>> START STORED DATA

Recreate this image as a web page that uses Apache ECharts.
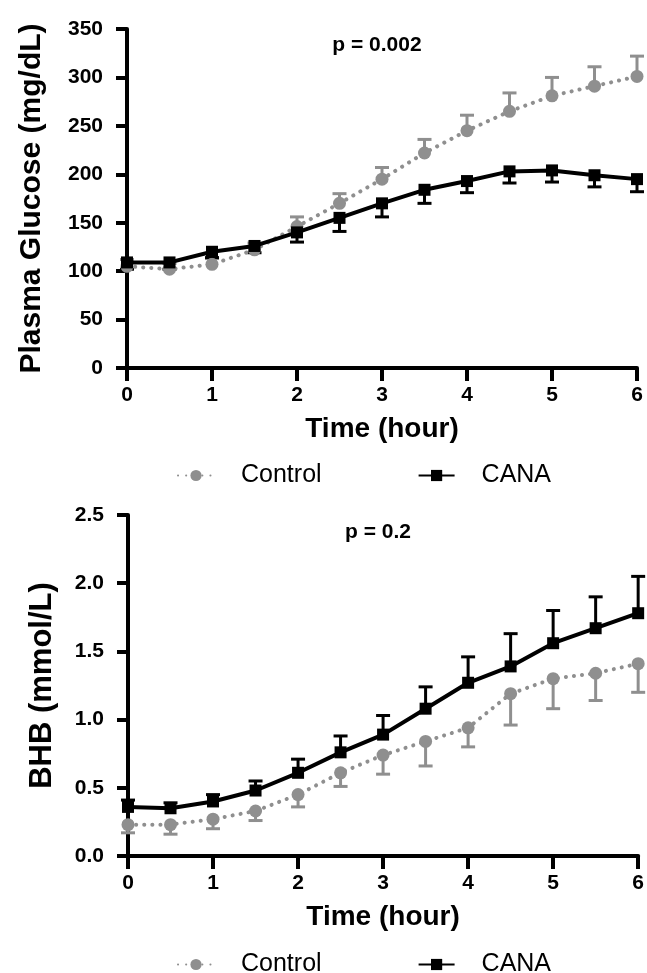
<!DOCTYPE html>
<html>
<head>
<meta charset="utf-8">
<script src="https://cdn.jsdelivr.net/npm/echarts@6/dist/echarts.min.js"></script>
<style>html,body{margin:0;padding:0;background:#fff}#c{width:647px;height:973px}</style>
</head>
<body>
<div id="c"></div>
<script>
var time = [0, 0.5, 1, 1.5, 2, 2.5, 3, 3.5, 4, 4.5, 5, 5.5, 6];
var xTicks = [0, 1, 2, 3, 4, 5, 6];
var glucoseTicks = [0, 50, 100, 150, 200, 250, 300, 350];
var bhbTicks = [0, 0.5, 1.0, 1.5, 2.0, 2.5];

var glucoseControl = [105, 102, 107, 122, 146, 170, 195, 222, 245, 265, 281, 291, 301];
var glucoseControlErr = [7, 6, 6, 7, 10, 10, 12, 14, 16, 19, 19, 20, 21];
var glucoseCana = [109, 109, 120, 126, 140, 155, 170, 184, 193, 203, 204, 199, 195];
var glucoseCanaErr = [7, 7, 6, 7, 10, 14, 14, 14, 12, 12, 12, 12, 13];

var bhbControl = [0.23, 0.23, 0.27, 0.33, 0.45, 0.61, 0.74, 0.84, 0.94, 1.19, 1.30, 1.34, 1.41];
var bhbControlErr = [0.06, 0.07, 0.07, 0.07, 0.09, 0.10, 0.14, 0.18, 0.14, 0.23, 0.22, 0.20, 0.21];
var bhbCana = [0.36, 0.35, 0.40, 0.48, 0.61, 0.76, 0.89, 1.08, 1.27, 1.39, 1.56, 1.67, 1.78];
var bhbCanaErr = [0.05, 0.04, 0.05, 0.07, 0.10, 0.12, 0.14, 0.16, 0.19, 0.24, 0.24, 0.23, 0.27];

var seriesNames = ['Control', 'CANA'];
var pLabels = ['p = 0.002', 'p = 0.2'];

var GRAY = '#8f8f8f';
var FONT = 'Liberation Sans, Arial, sans-serif';

function pts(vals) { return time.map(function (t, i) { return [t, vals[i]]; }); }
function errUp(vals, err) { return time.map(function (t, i) { return [t, vals[i], vals[i] + err[i]]; }); }
function errDown(vals, err) { return time.map(function (t, i) { return [t, vals[i] - err[i], vals[i]]; }); }

function errSeries(idx, data, color, up) {
  return {
    type: 'custom', xAxisIndex: idx, yAxisIndex: idx, z: 1, silent: true,
    data: data,
    renderItem: function (params, api) {
      var x = api.value(0);
      var lo = api.coord([x, api.value(1)]);
      var hi = api.coord([x, api.value(2)]);
      var w = 7;
      var capY = up ? hi[1] : lo[1];
      return {
        type: 'group',
        children: [
          { type: 'line', shape: { x1: lo[0], y1: lo[1], x2: hi[0], y2: hi[1] }, style: { stroke: color, lineWidth: 3 } },
          { type: 'line', shape: { x1: lo[0] - w, y1: capY, x2: lo[0] + w, y2: capY }, style: { stroke: color, lineWidth: 3 } }
        ]
      };
    }
  };
}

function xAxis(idx) {
  return {
    type: 'value', gridIndex: idx, min: xTicks[0], max: xTicks[xTicks.length - 1], interval: 1,
    name: 'Time (hour)', nameLocation: 'middle', nameGap: 47,
    nameTextStyle: { fontFamily: FONT, fontWeight: 'bold', fontSize: 28, color: '#000' },
    axisLine: { show: true, onZero: false, lineStyle: { color: '#000', width: 4 } },
    axisTick: { show: true, length: 13, lineStyle: { color: '#000', width: 4 } },
    axisLabel: { margin: 17, fontFamily: FONT, fontWeight: 'bold', fontSize: 21, color: '#000' },
    splitLine: { show: false }
  };
}

function yAxis(idx, ticks, name, gap, size, fmt) {
  return {
    type: 'value', gridIndex: idx, min: ticks[0], max: ticks[ticks.length - 1], interval: ticks[1] - ticks[0],
    name: name, nameLocation: 'middle', nameGap: gap, nameRotate: 90,
    nameTextStyle: { fontFamily: FONT, fontWeight: 'bold', fontSize: size, color: '#000' },
    axisLine: { show: true, lineStyle: { color: '#000', width: 4 } },
    axisTick: { show: true, length: 11, lineStyle: { color: '#000', width: 4 } },
    axisLabel: { margin: 24, fontFamily: FONT, fontWeight: 'bold', fontSize: 21, color: '#000', formatter: fmt },
    splitLine: { show: false }
  };
}

function controlLine(idx, vals) {
  return {
    name: seriesNames[0], type: 'line', xAxisIndex: idx, yAxisIndex: idx, z: 3,
    data: pts(vals), symbol: 'circle', symbolSize: 13,
    itemStyle: { color: GRAY },
    lineStyle: { color: GRAY, width: 4, type: [0.1, 8], cap: 'round' }
  };
}
function canaLine(idx, vals) {
  return {
    name: seriesNames[1], type: 'line', xAxisIndex: idx, yAxisIndex: idx, z: 4,
    data: pts(vals), symbol: 'rect', symbolSize: 12,
    itemStyle: { color: '#000' },
    lineStyle: { color: '#000', width: 4 }
  };
}

function legend(top) {
  return {
    data: seriesNames, top: top, left: 172, itemGap: 96, itemWidth: 36, itemHeight: 14,
    selectedMode: false,
    textStyle: { fontFamily: FONT, fontSize: 25, color: '#000', padding: [0, 0, 0, 22] }
  };
}

function pText(txt, x, y) {
  return { type: 'text', x: x, y: y, style: { text: txt, align: 'center', verticalAlign: 'middle', fontFamily: FONT, fontWeight: 'bold', fontSize: 21, fill: '#000' } };
}

var option = {
  animation: false,
  backgroundColor: '#fff',
  grid: [
    { left: 127, top: 29, width: 510, height: 339 },
    { left: 128, top: 515, width: 512, height: 341 }
  ],
  xAxis: [xAxis(0), xAxis(1)],
  yAxis: [
    yAxis(0, glucoseTicks, 'Plasma Glucose (mg/dL)', 80, 30, function (v) { return String(v); }),
    yAxis(1, bhbTicks, 'BHB (mmol/L)', 70, 31, function (v) { return v.toFixed(1); })
  ],
  legend: [legend(458), legend(947)],
  graphic: [pText(pLabels[0], 377, 45), pText(pLabels[1], 378, 532)],
  series: [
    errSeries(0, errUp(glucoseControl, glucoseControlErr), GRAY, true),
    errSeries(0, errDown(glucoseCana, glucoseCanaErr), '#000', false),
    errSeries(1, errDown(bhbControl, bhbControlErr), GRAY, false),
    errSeries(1, errUp(bhbCana, bhbCanaErr), '#000', true),
    controlLine(0, glucoseControl), canaLine(0, glucoseCana),
    controlLine(1, bhbControl), canaLine(1, bhbCana)
  ]
};
var chart = echarts.init(document.getElementById('c'), null, { renderer: 'canvas' });
chart.setOption(option);
</script>
</body>
</html>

>> END STORED DATA

**TASK**:
Print, exactly as written, the lines above from the first one to the one containing "var bhbTicks = [0, 0.5, 1.0, 1.5, 2.0, 2.5];". Leave out pictures.

**THE RESPONSE**:
Recreate this image as a web page that uses Apache ECharts.
<!DOCTYPE html>
<html>
<head>
<meta charset="utf-8">
<script src="https://cdn.jsdelivr.net/npm/echarts@6/dist/echarts.min.js"></script>
<style>html,body{margin:0;padding:0;background:#fff}#c{width:647px;height:973px}</style>
</head>
<body>
<div id="c"></div>
<script>
var time = [0, 0.5, 1, 1.5, 2, 2.5, 3, 3.5, 4, 4.5, 5, 5.5, 6];
var xTicks = [0, 1, 2, 3, 4, 5, 6];
var glucoseTicks = [0, 50, 100, 150, 200, 250, 300, 350];
var bhbTicks = [0, 0.5, 1.0, 1.5, 2.0, 2.5];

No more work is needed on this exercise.